▼▼▼
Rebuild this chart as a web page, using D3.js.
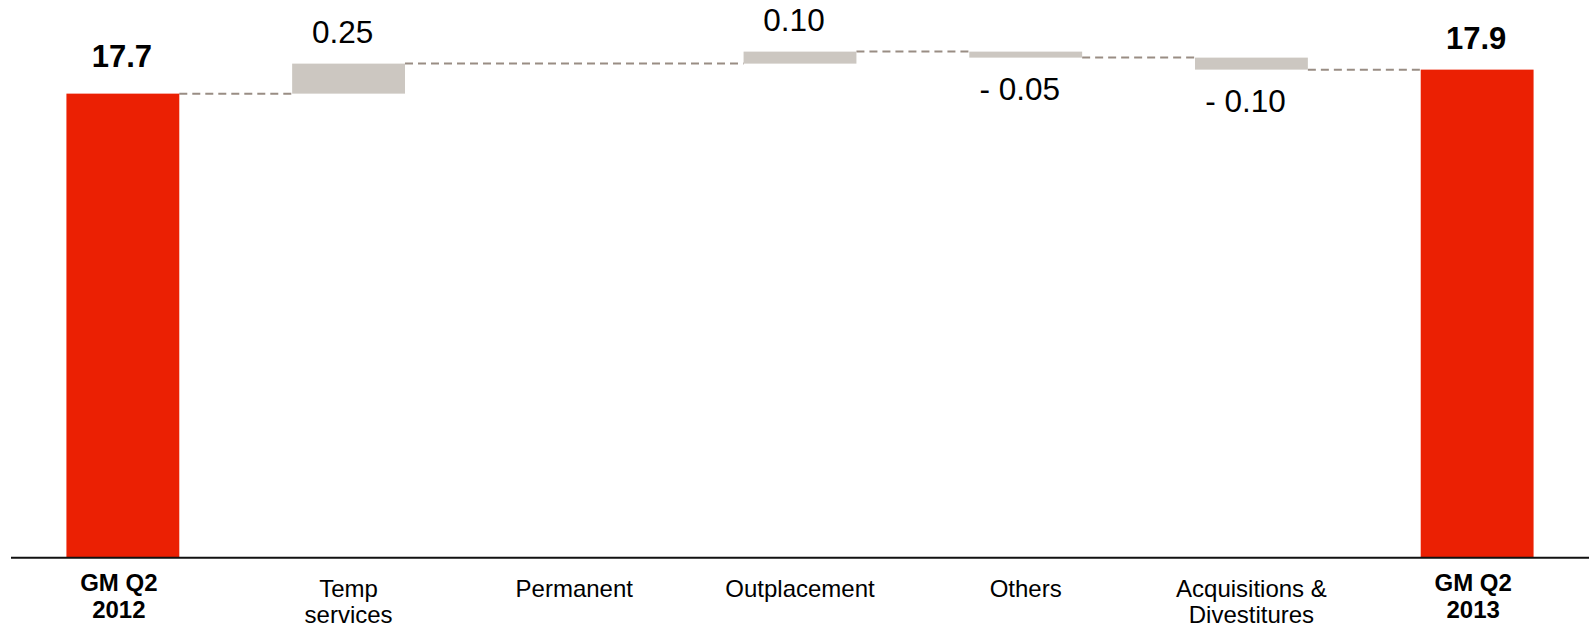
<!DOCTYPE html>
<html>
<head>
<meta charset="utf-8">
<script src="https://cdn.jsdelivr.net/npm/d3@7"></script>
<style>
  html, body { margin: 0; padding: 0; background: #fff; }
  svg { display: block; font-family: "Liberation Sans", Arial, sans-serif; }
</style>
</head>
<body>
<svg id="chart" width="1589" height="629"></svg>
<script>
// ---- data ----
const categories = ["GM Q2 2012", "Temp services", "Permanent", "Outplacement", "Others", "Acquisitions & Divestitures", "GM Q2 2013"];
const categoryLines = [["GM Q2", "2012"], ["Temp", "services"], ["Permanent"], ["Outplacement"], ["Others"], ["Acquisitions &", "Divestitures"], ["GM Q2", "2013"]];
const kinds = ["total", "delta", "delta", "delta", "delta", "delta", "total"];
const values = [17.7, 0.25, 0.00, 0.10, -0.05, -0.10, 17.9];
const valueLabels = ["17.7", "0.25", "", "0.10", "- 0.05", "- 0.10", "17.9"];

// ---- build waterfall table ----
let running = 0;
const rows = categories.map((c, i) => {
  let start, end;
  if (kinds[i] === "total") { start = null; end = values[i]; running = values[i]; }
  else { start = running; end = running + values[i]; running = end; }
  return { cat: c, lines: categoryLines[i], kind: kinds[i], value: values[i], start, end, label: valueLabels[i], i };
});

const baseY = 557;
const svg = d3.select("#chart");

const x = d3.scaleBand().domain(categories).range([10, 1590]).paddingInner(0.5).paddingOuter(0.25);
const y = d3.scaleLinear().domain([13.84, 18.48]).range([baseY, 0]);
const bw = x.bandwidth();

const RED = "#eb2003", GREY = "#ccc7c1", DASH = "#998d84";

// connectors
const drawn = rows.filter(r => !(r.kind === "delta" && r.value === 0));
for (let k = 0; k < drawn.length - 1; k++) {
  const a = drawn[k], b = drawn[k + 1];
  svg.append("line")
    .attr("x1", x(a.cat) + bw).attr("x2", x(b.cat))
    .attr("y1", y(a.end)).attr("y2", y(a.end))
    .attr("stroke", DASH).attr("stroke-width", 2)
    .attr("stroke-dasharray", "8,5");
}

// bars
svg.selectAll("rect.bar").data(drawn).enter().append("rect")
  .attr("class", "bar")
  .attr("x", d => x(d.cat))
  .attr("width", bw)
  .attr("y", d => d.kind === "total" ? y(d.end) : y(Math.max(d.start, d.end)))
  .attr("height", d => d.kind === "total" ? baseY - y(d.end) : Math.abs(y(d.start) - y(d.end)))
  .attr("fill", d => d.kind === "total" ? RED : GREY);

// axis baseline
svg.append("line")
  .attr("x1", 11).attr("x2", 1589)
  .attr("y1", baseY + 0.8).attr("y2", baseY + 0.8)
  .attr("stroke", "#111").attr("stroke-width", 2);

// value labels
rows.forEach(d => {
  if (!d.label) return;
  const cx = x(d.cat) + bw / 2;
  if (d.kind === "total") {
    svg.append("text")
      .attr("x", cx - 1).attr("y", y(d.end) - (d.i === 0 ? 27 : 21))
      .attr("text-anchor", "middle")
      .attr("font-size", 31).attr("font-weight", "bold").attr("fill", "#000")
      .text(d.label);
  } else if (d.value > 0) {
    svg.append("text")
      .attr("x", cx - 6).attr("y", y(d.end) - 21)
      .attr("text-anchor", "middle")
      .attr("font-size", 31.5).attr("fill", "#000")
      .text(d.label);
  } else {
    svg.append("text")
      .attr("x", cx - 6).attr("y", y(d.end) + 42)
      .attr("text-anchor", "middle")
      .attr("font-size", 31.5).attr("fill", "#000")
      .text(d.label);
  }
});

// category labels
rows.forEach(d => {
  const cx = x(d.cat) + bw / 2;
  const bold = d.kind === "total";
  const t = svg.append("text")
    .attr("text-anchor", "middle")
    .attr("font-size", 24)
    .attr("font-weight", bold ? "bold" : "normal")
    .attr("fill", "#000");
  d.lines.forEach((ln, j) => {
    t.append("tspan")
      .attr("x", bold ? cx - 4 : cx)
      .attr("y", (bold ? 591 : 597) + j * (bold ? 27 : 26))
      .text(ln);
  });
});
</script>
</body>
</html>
▲▲▲
GOAL ▸ Scan the lines above for "chart", then copy every one that has it.

WRITTEN ANSWER ▸
Rebuild this chart as a web page, using D3.js.
<svg id="chart" width="1589" height="629"></svg>
const svg = d3.select("#chart");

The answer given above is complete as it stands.